Dernier Cri wineglass art

Dernier Cri: A Glass of Whine

Our resident curmudgeon vents his spleen.

Randy Sheahan

We all have pet peeves. I have several where wine is concerned. Here are my top (or should I say “bottom”) five...

The Fall-Out from Numerical Ratings

It’s a grim state of affairs when a retailer won’t carry a wine unless it has a score attached to it. Yet this is increasingly the case. Fewer and fewer wine merchants today have the courage of their convictions. They’ve become slaves to numbers and are afraid to handle a wine unless it has a 90-point blessing from Robert Parker or the like. So they shelve their own judgment and let ratings tell them what to buy. But by so doing, they deprive themselves — and of course, their customers — of a lot of good wine.

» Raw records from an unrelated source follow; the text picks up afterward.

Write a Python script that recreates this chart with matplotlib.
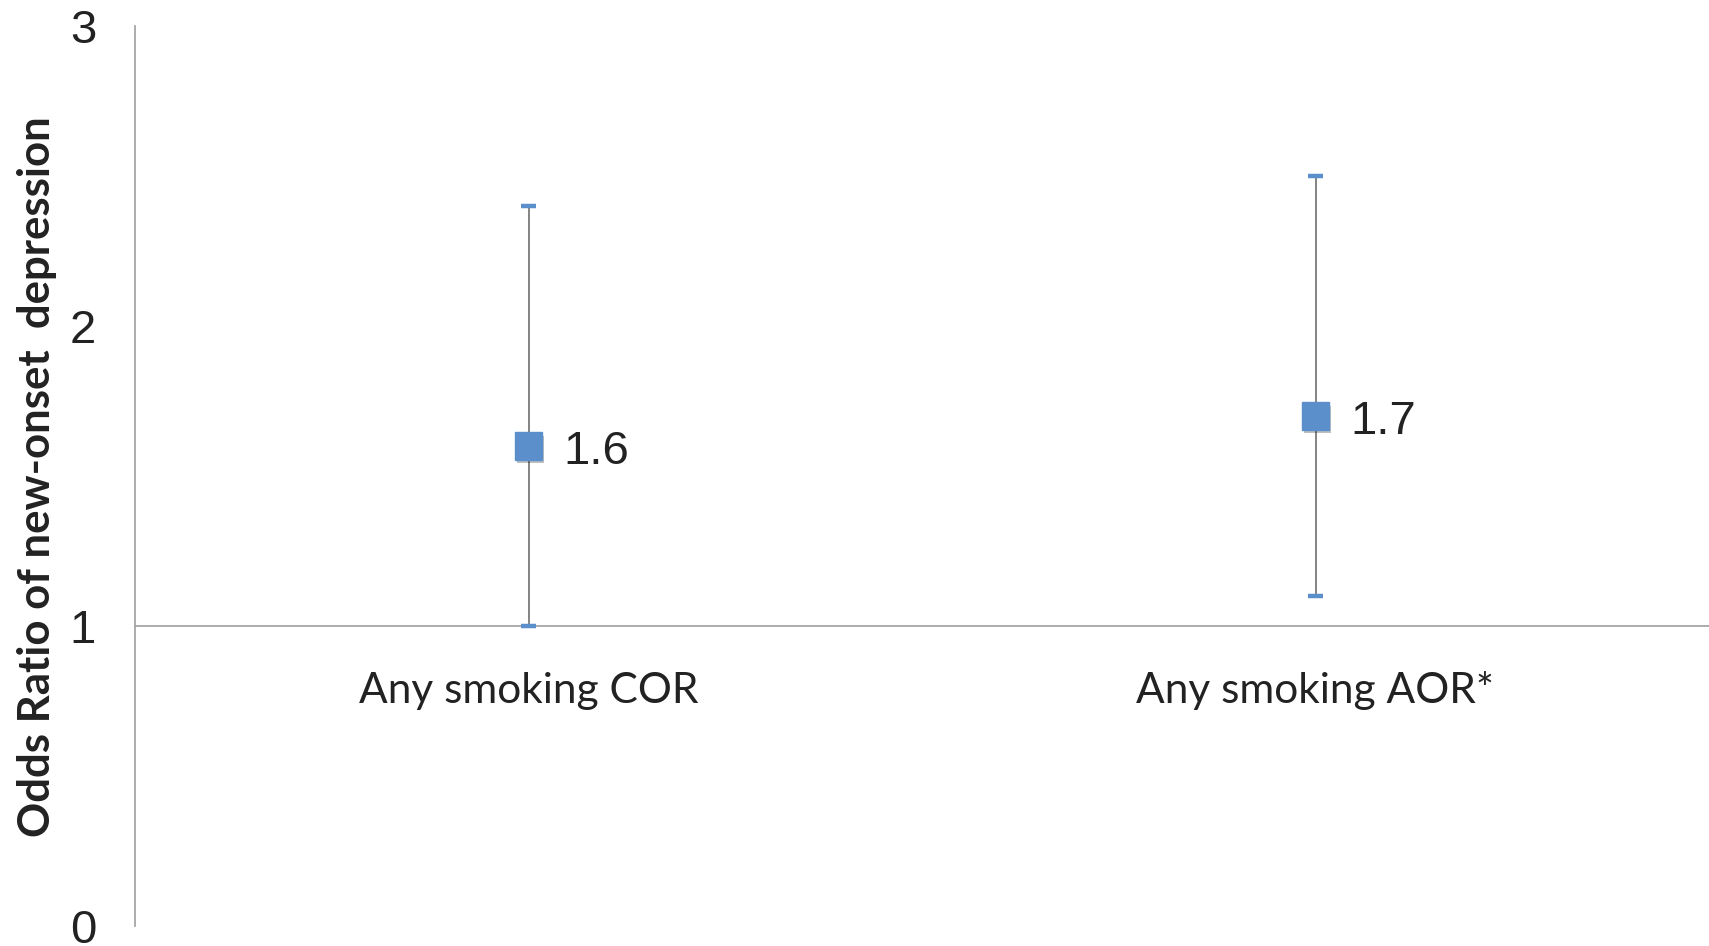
import matplotlib
matplotlib.use("Agg")
import matplotlib.pyplot as plt
import matplotlib.patheffects as pe

categories = ["Any smoking COR", "Any smoking AOR*"]
odds = [1.6, 1.7]
lower = [1.0, 1.1]
upper = [2.4, 2.5]
value_labels = ["1.6", "1.7"]
yticks = [0, 1, 2, 3]

fig = plt.figure(figsize=(17.09, 9.46), dpi=100)
ax = fig.add_axes([135/1709, 1-926/946, 1-135/1709, (926-26)/946])

x = list(range(len(categories)))
blue = "#5B8FCB"
gray = "#7a7a7a"
shadow = [pe.SimplePatchShadow(offset=(1.5, -2.5), shadow_rgbFace="#000000", alpha=0.25), pe.Normal()]

yerr = [[o - l for o, l in zip(odds, lower)], [u - o for u, o in zip(upper, odds)]]
ax.errorbar(x, odds, yerr=yerr, fmt="none", ecolor=gray, elinewidth=1.3, capsize=0, zorder=2)
caps = ax.plot(x + x, lower + upper, linestyle="none", marker="_", markersize=11,
               markeredgewidth=3.2, color=blue, zorder=3)
for c in caps:
    c.set_path_effects(shadow)
pts = ax.plot(x, odds, linestyle="none", marker="s", markersize=20, color=blue,
              markeredgecolor=blue, zorder=4)
for p in pts:
    p.set_path_effects(shadow)

for xi, yi, lab in zip(x, odds, value_labels):
    ax.annotate(lab, (xi, yi), xytext=(25, -4), textcoords="offset points",
                ha="left", va="center", fontsize=34, family="Liberation Sans", color="#222222")

ax.set_xlim(-0.5, len(categories) - 0.5)
ax.set_ylim(0, 3)
ax.set_yticks(yticks)
ax.set_yticklabels([str(t) for t in yticks], fontsize=34, family="Liberation Sans", color="#222222")
ax.tick_params(axis="y", length=0, pad=28)
ax.tick_params(axis="x", length=0)
ax.set_xticks(x)
ax.set_xticklabels([])
for xi, lab in zip(x, categories):
    ax.text(xi, 1 - 0.215, lab, ha="center", va="center", fontsize=30.5, family="Lato", color="#222222")

for s in ["top", "right"]:
    ax.spines[s].set_visible(False)
ax.spines["bottom"].set_position(("data", 1))
ax.spines["bottom"].set_color("#a6a6a6")
ax.spines["left"].set_color("#a6a6a6")
ax.spines["bottom"].set_linewidth(1.3)
ax.spines["left"].set_linewidth(1.3)

fig.text(37/1709, 1-477/946, "Odds Ratio of new-onset  depression", rotation=90,
         ha="center", va="center", fontsize=31.5, fontweight="bold", family="Lato", color="#222222")

fig.savefig("out.png", dpi=100)
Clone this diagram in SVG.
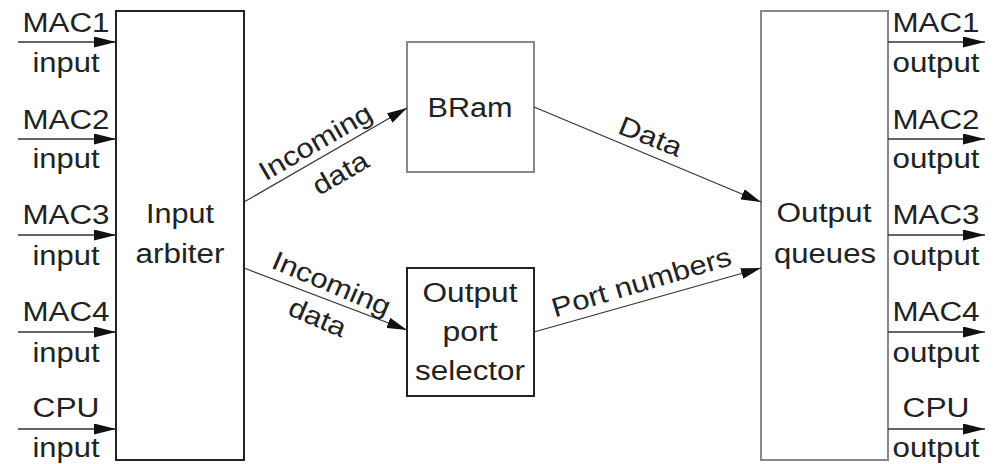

Gimmicky Wines Promoted by Hotel Heiresses

Would you buy anything from Paris Hilton, let alone a bottle — er, can — of wine? Well, I opened a magazine recently and, lo and behold, there she was painted head-to-toe in gold and flogging a canned Prosecco from — of all places! — Australia. When I worked retail years ago we had a term for such wines: We called them “instant close-outs.”

California Cult Wines

Why these monuments to elitism receive all the attention they do is beyond me. Impossible to find and priced to the heavens, they’re not really wines but toys for millionaires. It’s all about self-aggrandizement. But no Screaming Ego for me. I prefer, instead, the hundreds of hardworking California wineries who make good, honest, affordable wines all of us can buy.

Cutesy Wine Names

Whenever I see a wine with a monicker like Fat Bastard or Marilyn Merlot or Kick Ass Red, I assume that most of the producer’s cleverness has gone into branding and that the wine itself is secondary, as in “not especially good.” I am rarely proved wrong.

Wine Collectors

You see them at wine auctions, avidly buying and buying. They don’t really drink wine; they hoard it, amassing quantities they could never consume in a dozen lifetimes. But for them it’s a game; it’s about owning the best labels and finest vintages, and then being able to say, “I have this and this and this — and you don’t.” Sad, sad creatures ...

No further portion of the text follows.